Disney+ and Hulu together constitute the direct-to-consumer streaming business that has become the most strategically important — though not yet the most profitable — part of the company. Disney+ is positioned as the premium family and franchise destination, featuring Disney classics, Pixar films, Marvel series and films, Star Wars content, and National Geographic documentaries. Hulu serves a complementary function as an adult-focused general entertainment service, featuring original programming, FX series, and live television through Hulu + Live TV. The pricing architecture — separate subscription tiers for Disney+ and Hulu with a bundle option — allows Disney to monetize different consumer preferences while encouraging bundle adoption that increases average revenue per subscriber and reduces churn.
The Experiences segment — encompassing theme parks, resort hotels, Disney Cruise Line, and consumer products — is the most consistently profitable part of the Disney enterprise and the segment most insulated from digital disruption. Theme park revenue is generated through gate admission (both general admission and increasingly popular date-specific ticket products that smooth attendance distribution), hotel accommodation, food and beverage, merchandise, and premium experiences including after-hours parties, behind-the-scenes tours, and character dining. The consumer products business — licensing Disney characters and IP to manufacturers of apparel, toys, home goods, and thousands of other product categories — generates high-margin royalty income that scales with the popularity of the underlying IP without requiring Disney to manage manufacturing or retail operations.

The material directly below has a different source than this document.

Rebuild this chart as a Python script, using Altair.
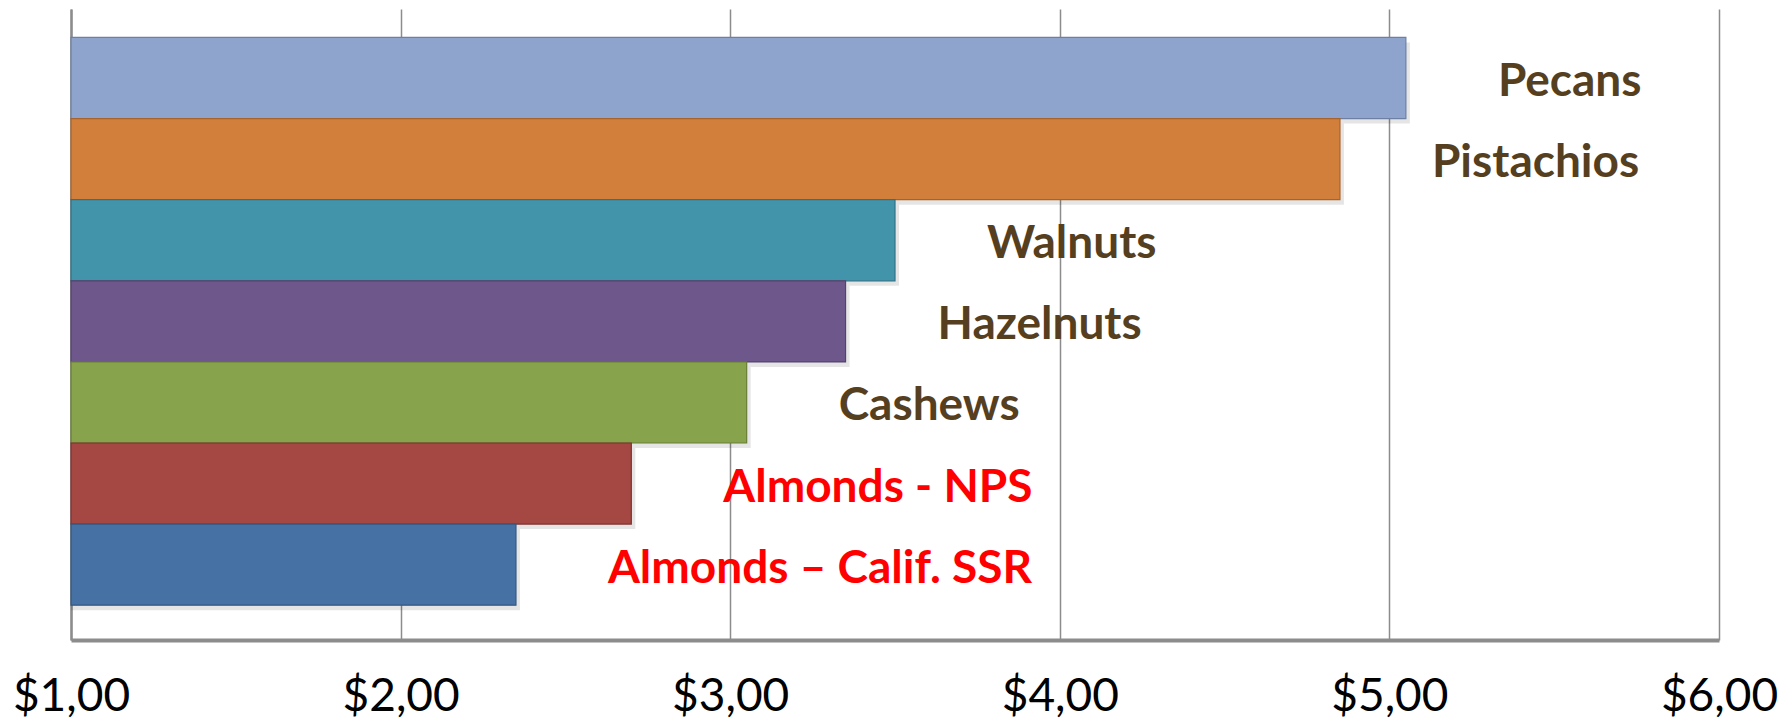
import altair as alt
import pandas as pd

# ---- data ----
nuts = ["Pecans", "Pistachios", "Walnuts", "Hazelnuts", "Cashews",
        "Almonds - NPS", "Almonds – Calif. SSR"]
prices = [5.05, 4.85, 3.50, 3.35, 3.05, 2.70, 2.35]
x_ticks = [1, 2, 3, 4, 5, 6]

# ---- styles ----
bar_colors = ["#8FA4CC", "#D37F3C", "#4294AA", "#6E588B", "#87A34C", "#A54742", "#4571A5"]
bar_strokes = ["#6D80A4", "#A8622B", "#2F7286", "#54426C", "#687E36", "#7F3330", "#34577F"]
grid_grey = "#8C8C8C"

df = pd.DataFrame({"nut": nuts, "price": prices})

x_enc = alt.X(
    "price:Q",
    scale=alt.Scale(domain=[1, 6], zero=False, nice=False),
    axis=alt.Axis(
        values=x_ticks,
        labelExpr="'$' + replace(format(datum.value, '.2f'), '.', ',')",
        grid=True, gridColor=grid_grey, gridWidth=1.5, gridOpacity=1,
        domainColor=grid_grey, domainWidth=4,
        ticks=False, tickSize=0,
        labelPadding=70, labelFont="Lato", labelFontSize=46,
        labelColor="#000000", labelOverlap=False, labelFlush=False,
        labelBaseline="alphabetic",
        title=None,
    ),
)
y_enc = alt.Y(
    "nut:N",
    sort=nuts,
    scale=alt.Scale(paddingInner=0, paddingOuter=0.39, align=0.45),
    axis=alt.Axis(labels=False, ticks=False, title=None, grid=False,
                  domainColor=grid_grey, domainWidth=2.5),
)

base = alt.Chart(df)

shadow = base.mark_bar(color="#000000", opacity=0.10, xOffset=4, yOffset=5).encode(
    x=x_enc, x2=alt.datum(1), y=y_enc
)

bars = base.mark_bar(strokeWidth=1.2).encode(
    x=x_enc,
    x2=alt.datum(1),
    y=y_enc,
    color=alt.Color("nut:N", scale=alt.Scale(domain=nuts, range=bar_colors), legend=None),
    stroke=alt.Stroke("nut:N", scale=alt.Scale(domain=nuts, range=bar_strokes), legend=None),
)

labels = base.mark_text(
    align="left", baseline="middle", dx=92, dy=4,
    font="Lato", fontSize=46, fontWeight="bold",
).encode(
    x=alt.X("price:Q"),
    y=alt.Y("nut:N", sort=nuts),
    text="nut:N",
    color=alt.condition("indexof(datum.nut, 'Almonds') === 0",
                        alt.value("#FF0000"), alt.value("#553F1F")),
)

chart = (
    alt.layer(shadow, bars, labels)
    .properties(
        width=1648, height=631,
        autosize=alt.AutoSizeParams(type="none"),
        padding={"left": 63, "top": 1, "right": 60, "bottom": 79},
        background="white",
    )
    .configure_view(stroke=None)
)

chart.save("out.html", embed_options={"renderer": "svg", "actions": False})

The ESPN Sports segment generates revenue through affiliate fees, advertising, and increasingly through direct-to-consumer ESPN+ subscriptions. ESPN+ is a complementary product to the linear ESPN channels rather than a replacement — it carries content not available on the main channels, including UFC events, some college sports, and international soccer — but it establishes the subscriber relationship and technical infrastructure that will be central to the eventual flagship ESPN streaming service launch.